Bangladesh’s inland container depot (ICD) operators and key industry stakeholders have agreed to increase charges for handling export and empty containers by 20% for an initial period of six months, easing a long-running dispute that had threatened to disrupt container operations.
Md Omar Faruk, Secretary of the Chittagong Port Authority (CPA), said the revised tariffs would come into effect shortly.
The decision followed a high-level meeting chaired by CPA Chairman Rear Admiral SM Moniruzzaman, who held discussions with ICD owners and major export stakeholders, including representatives from the garments and knitwear sectors, to resolve the deadlock over proposed tariff revisions by private ICDs.
Last month, ICD operators had warned of a suspension of container handling services from 11th December after users refused to accept higher charges. The planned action was later deferred following assurances from the CPA that the issue would be addressed through consultations.
The Bangladesh Inland Container Depot Association (BICDA) had earlier cited rising operating and investment costs, currency depreciation and inflationary pressures in justifying a steep revision in tariffs. In July 2025, the association warned that the cost of processing export and empty containers could rise by as much as 60% from 1st September.
The proposed hike was subsequently challenged in the High Court, which stayed the revised tariffs amid objections from exporters and other stakeholders. ICD operators were later directed by the shipping ministry not to impose any new charges without prior approval.

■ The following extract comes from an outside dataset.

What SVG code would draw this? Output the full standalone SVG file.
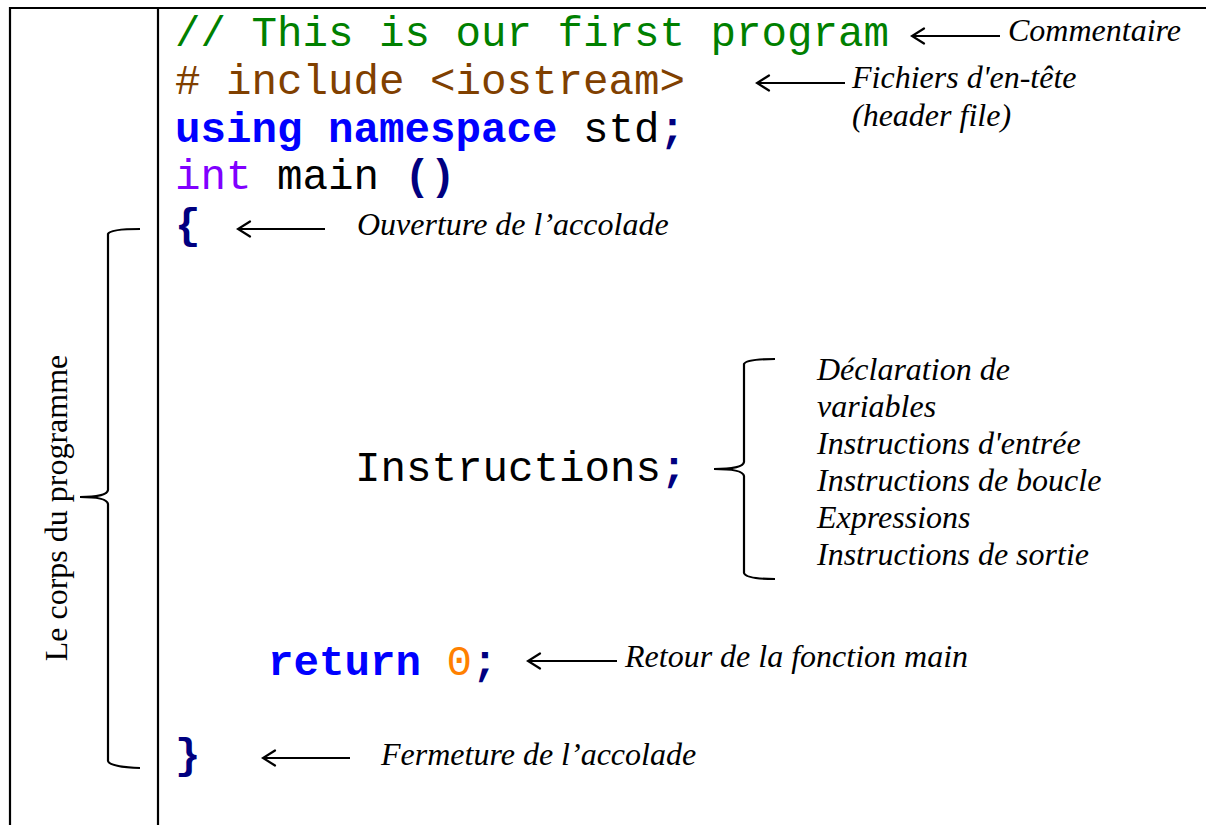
<svg xmlns="http://www.w3.org/2000/svg" width="1206" height="825" viewBox="0 0 1206 825">
  <style>
    .code { font-family: "Liberation Mono", "Courier New", monospace; font-size: 42.5px; }
    .b { font-weight: bold; }
    .cmt { fill: #008000; }
    .pre { fill: #804000; }
    .kw { fill: #0000FF; }
    .typ { fill: #8000FF; }
    .op { fill: #000080; font-weight: bold; }
    .num { fill: #FF8000; }
    .plain { fill: #000000; }
    .note { font-family: "Liberation Serif", "Times New Roman", serif; font-size: 32px; font-style: italic; fill: #000; }
    .side { font-family: "Liberation Serif", "Times New Roman", serif; font-size: 32px; fill: #000; }
    .frame { stroke: #000; stroke-width: 2.2; fill: none; }
    .brace { stroke: #000; stroke-width: 2.2; fill: none; }
    .arrow { stroke: #000; stroke-width: 2; fill: none; }
  </style>
  <defs>
    <!-- open "<"-style head; tip sits on the line end -->
    <marker id="head" viewBox="0 0 16 18" refX="14" refY="9" markerWidth="16" markerHeight="18" markerUnits="userSpaceOnUse" orient="auto">
      <path d="M2 1.5 L14 9 L2 16.5" stroke="#000" stroke-width="2.2" fill="none" stroke-linecap="round"/>
    </marker>
  </defs>

  <rect width="1206" height="825" fill="#fff"/>

  <!-- table frame -->
  <g id="frame">
    <path class="frame" d="M10 825 V8 H1206"/>
    <line class="frame" x1="158" y1="8" x2="158" y2="825"/>
  </g>

  <!-- side label with brace -->
  <g id="body-label">
    <path class="brace" d="M140 229 Q110 229 108 234 V490 Q107 497 80 497 Q107 497 108 504 V761 Q110 767 140 768"/>
    <text class="side" transform="translate(67 508) rotate(-90)" text-anchor="middle">Le corps du programme</text>
  </g>

  <!-- code lines -->
  <g id="code">
    <text class="code cmt" x="175" y="46">// This is our first program</text>
    <text class="code pre" x="175" y="94"># include &lt;iostream&gt;</text>
    <text class="code" x="175" y="142"><tspan class="kw b">using namespace</tspan><tspan class="plain"> std</tspan><tspan class="op">;</tspan></text>
    <text class="code" x="175" y="189"><tspan class="typ">int</tspan><tspan class="plain"> main </tspan><tspan class="op">()</tspan></text>
    <text class="code op" x="175" y="238">{</text>
    <text class="code" x="355" y="481"><tspan class="plain">Instructions</tspan><tspan class="op">;</tspan></text>
    <text class="code" x="268" y="675"><tspan class="kw b">return</tspan><tspan class="plain"> </tspan><tspan class="num">0</tspan><tspan class="op">;</tspan></text>
    <text class="code op" x="175" y="768">}</text>
  </g>

  <!-- annotations -->
  <g id="note-comment">
    <text class="note" x="1008" y="41">Commentaire</text>
  </g>
  <g id="note-header">
    <text class="note" x="852" y="88">Fichiers d'en-tête</text>
    <text class="note" x="852" y="126">(header file)</text>
  </g>
  <g id="note-open">
    <text class="note" x="357" y="235">Ouverture de l’accolade</text>
  </g>
  <g id="note-instructions">
    <path class="brace" d="M775 359 Q746 359 744 364 V462 Q743 469 714 469 Q743 469 744 476 V573 Q746 579 775 579"/>
    <text class="note" x="817" y="380">Déclaration de</text>
    <text class="note" x="817" y="417">variables</text>
    <text class="note" x="817" y="454">Instructions d'entrée</text>
    <text class="note" x="817" y="491">Instructions de boucle</text>
    <text class="note" x="817" y="528">Expressions</text>
    <text class="note" x="817" y="565">Instructions de sortie</text>
  </g>
  <g id="note-return">
    <text class="note" x="625" y="667">Retour de la fonction main</text>
  </g>
  <g id="note-close">
    <text class="note" x="381" y="765">Fermeture de l’accolade</text>
  </g>

  <!-- pointer arrows -->
  <g id="connectors">
    <line class="arrow" x1="1000" y1="36" x2="912" y2="36" marker-end="url(#head)"/>
    <line class="arrow" x1="845" y1="83" x2="757" y2="83" marker-end="url(#head)"/>
    <line class="arrow" x1="325" y1="229" x2="238" y2="229" marker-end="url(#head)"/>
    <line class="arrow" x1="617" y1="661" x2="528" y2="661" marker-end="url(#head)"/>
    <line class="arrow" x1="350" y1="758" x2="263" y2="758" marker-end="url(#head)"/>
  </g>
</svg>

The meeting on the revised 20% increase was attended by BICDA leaders and representatives of the Bangladesh Garment Manufacturers and Exporters Association (BGMEA), the Bangladesh Knitwear Manufacturers and Exporters Association (BKMEA), the Bangladesh Freight Forwarders Association (BAFFA), the Bangladesh Shipping Agents Association (BSAA) and the Bangladesh Container Shipping Association (BCSA).